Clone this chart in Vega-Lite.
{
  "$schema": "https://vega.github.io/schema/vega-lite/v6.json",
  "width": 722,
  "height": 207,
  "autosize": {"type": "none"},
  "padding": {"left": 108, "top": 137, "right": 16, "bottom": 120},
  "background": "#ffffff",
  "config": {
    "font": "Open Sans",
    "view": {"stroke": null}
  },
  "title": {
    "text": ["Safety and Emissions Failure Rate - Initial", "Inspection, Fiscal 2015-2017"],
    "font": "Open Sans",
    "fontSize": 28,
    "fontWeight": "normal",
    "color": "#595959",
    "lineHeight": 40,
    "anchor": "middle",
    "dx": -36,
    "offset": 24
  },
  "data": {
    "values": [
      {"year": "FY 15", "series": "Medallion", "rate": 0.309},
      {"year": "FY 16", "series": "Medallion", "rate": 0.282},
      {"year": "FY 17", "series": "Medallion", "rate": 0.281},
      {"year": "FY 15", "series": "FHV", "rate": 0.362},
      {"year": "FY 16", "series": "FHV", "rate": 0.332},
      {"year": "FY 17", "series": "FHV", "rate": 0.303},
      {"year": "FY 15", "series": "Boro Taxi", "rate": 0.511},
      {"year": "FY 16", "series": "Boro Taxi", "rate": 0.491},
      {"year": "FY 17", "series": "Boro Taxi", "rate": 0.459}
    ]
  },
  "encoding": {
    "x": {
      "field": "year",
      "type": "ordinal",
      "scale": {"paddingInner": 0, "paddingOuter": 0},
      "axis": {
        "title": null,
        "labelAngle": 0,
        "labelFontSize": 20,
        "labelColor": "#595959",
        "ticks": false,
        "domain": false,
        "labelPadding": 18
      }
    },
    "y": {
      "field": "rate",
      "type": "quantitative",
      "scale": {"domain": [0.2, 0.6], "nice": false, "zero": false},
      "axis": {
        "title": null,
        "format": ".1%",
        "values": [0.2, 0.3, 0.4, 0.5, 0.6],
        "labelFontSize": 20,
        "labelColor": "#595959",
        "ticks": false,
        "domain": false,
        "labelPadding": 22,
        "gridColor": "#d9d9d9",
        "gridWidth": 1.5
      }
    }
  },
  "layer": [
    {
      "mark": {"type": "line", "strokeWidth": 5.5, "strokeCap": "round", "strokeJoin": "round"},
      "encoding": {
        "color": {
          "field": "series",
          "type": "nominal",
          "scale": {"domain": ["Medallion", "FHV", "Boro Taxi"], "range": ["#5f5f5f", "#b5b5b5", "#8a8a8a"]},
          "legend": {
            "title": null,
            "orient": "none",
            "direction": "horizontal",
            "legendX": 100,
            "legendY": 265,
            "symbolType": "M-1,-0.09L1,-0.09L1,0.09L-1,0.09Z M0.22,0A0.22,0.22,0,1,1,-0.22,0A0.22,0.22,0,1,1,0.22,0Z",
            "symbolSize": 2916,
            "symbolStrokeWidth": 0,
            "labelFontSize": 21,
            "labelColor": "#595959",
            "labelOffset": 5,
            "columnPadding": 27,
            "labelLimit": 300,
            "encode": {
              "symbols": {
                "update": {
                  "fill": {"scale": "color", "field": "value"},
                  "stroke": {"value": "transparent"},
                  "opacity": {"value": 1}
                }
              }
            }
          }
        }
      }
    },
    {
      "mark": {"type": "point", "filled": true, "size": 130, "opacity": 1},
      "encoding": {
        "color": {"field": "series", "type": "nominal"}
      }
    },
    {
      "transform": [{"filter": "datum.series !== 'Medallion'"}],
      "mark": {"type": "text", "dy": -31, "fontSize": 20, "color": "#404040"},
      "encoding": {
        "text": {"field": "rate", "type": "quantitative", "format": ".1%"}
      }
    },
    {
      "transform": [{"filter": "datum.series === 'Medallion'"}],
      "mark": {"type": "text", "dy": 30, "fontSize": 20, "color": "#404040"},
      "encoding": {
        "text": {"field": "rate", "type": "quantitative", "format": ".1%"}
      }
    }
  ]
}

» **What to produce**:
Extract all of the data above without altering anything.

» **Result of the exercise**:
Clone this chart in Vega-Lite.
{
  "$schema": "https://vega.github.io/schema/vega-lite/v6.json",
  "width": 722,
  "height": 207,
  "autosize": {"type": "none"},
  "padding": {"left": 108, "top": 137, "right": 16, "bottom": 120},
  "background": "#ffffff",
  "config": {
    "font": "Open Sans",
    "view": {"stroke": null}
  },
  "title": {
    "text": ["Safety and Emissions Failure Rate - Initial", "Inspection, Fiscal 2015-2017"],
    "font": "Open Sans",
    "fontSize": 28,
    "fontWeight": "normal",
    "color": "#595959",
    "lineHeight": 40,
    "anchor": "middle",
    "dx": -36,
    "offset": 24
  },
  "data": {
    "values": [
      {"year": "FY 15", "series": "Medallion", "rate": 0.309},
      {"year": "FY 16", "series": "Medallion", "rate": 0.282},
      {"year": "FY 17", "series": "Medallion", "rate": 0.281},
      {"year": "FY 15", "series": "FHV", "rate": 0.362},
      {"year": "FY 16", "series": "FHV", "rate": 0.332},
      {"year": "FY 17", "series": "FHV", "rate": 0.303},
      {"year": "FY 15", "series": "Boro Taxi", "rate": 0.511},
      {"year": "FY 16", "series": "Boro Taxi", "rate": 0.491},
      {"year": "FY 17", "series": "Boro Taxi", "rate": 0.459}
    ]
  },
  "encoding": {
    "x": {
      "field": "year",
      "type": "ordinal",
      "scale": {"paddingInner": 0, "paddingOuter": 0},
      "axis": {
        "title": null,
        "labelAngle": 0,
        "labelFontSize": 20,
        "labelColor": "#595959",
        "ticks": false,
        "domain": false,
        "labelPadding": 18
      }
    },
    "y": {
      "field": "rate",
      "type": "quantitative",
      "scale": {"domain": [0.2, 0.6], "nice": false, "zero": false},
      "axis": {
        "title": null,
        "format": ".1%",
        "values": [0.2, 0.3, 0.4, 0.5, 0.6],
        "labelFontSize": 20,
        "labelColor": "#595959",
        "ticks": false,
        "domain": false,
        "labelPadding": 22,
        "gridColor": "#d9d9d9",
        "gridWidth": 1.5
      }
    }
  },
  "layer": [
    {
      "mark": {"type": "line", "strokeWidth": 5.5, "strokeCap": "round", "strokeJoin": "round"},
      "encoding": {
        "color": {
          "field": "series",
          "type": "nominal",
          "scale": {"domain": ["Medallion", "FHV", "Boro Taxi"], "range": ["#5f5f5f", "#b5b5b5", "#8a8a8a"]},
          "legend": {
            "title": null,
            "orient": "none",
            "direction": "horizontal",
            "legendX": 100,
            "legendY": 265,
            "symbolType": "M-1,-0.09L1,-0.09L1,0.09L-1,0.09Z M0.22,0A0.22,0.22,0,1,1,-0.22,0A0.22,0.22,0,1,1,0.22,0Z",
            "symbolSize": 2916,
            "symbolStrokeWidth": 0,
            "labelFontSize": 21,
            "labelColor": "#595959",
            "labelOffset": 5,
            "columnPadding": 27,
            "labelLimit": 300,
            "encode": {
              "symbols": {
                "update": {
                  "fill": {"scale": "color", "field": "value"},
                  "stroke": {"value": "transparent"},
                  "opacity": {"value": 1}
                }
              }
            }
          }
        }
      }
    },
    {
      "mark": {"type": "point", "filled": true, "size": 130, "opacity": 1},
      "encoding": {
        "color": {"field": "series", "type": "nominal"}
      }
    },
    {
      "transform": [{"filter": "datum.series !== 'Medallion'"}],
      "mark": {"type": "text", "dy": -31, "fontSize": 20, "color": "#404040"},
      "encoding": {
        "text": {"field": "rate", "type": "quantitative", "format": ".1%"}
      }
    },
    {
      "transform": [{"filter": "datum.series === 'Medallion'"}],
      "mark": {"type": "text", "dy": 30, "fontSize": 20, "color": "#404040"},
      "encoding": {
        "text": {"field": "rate", "type": "quantitative", "format": ".1%"}
      }
    }
  ]
}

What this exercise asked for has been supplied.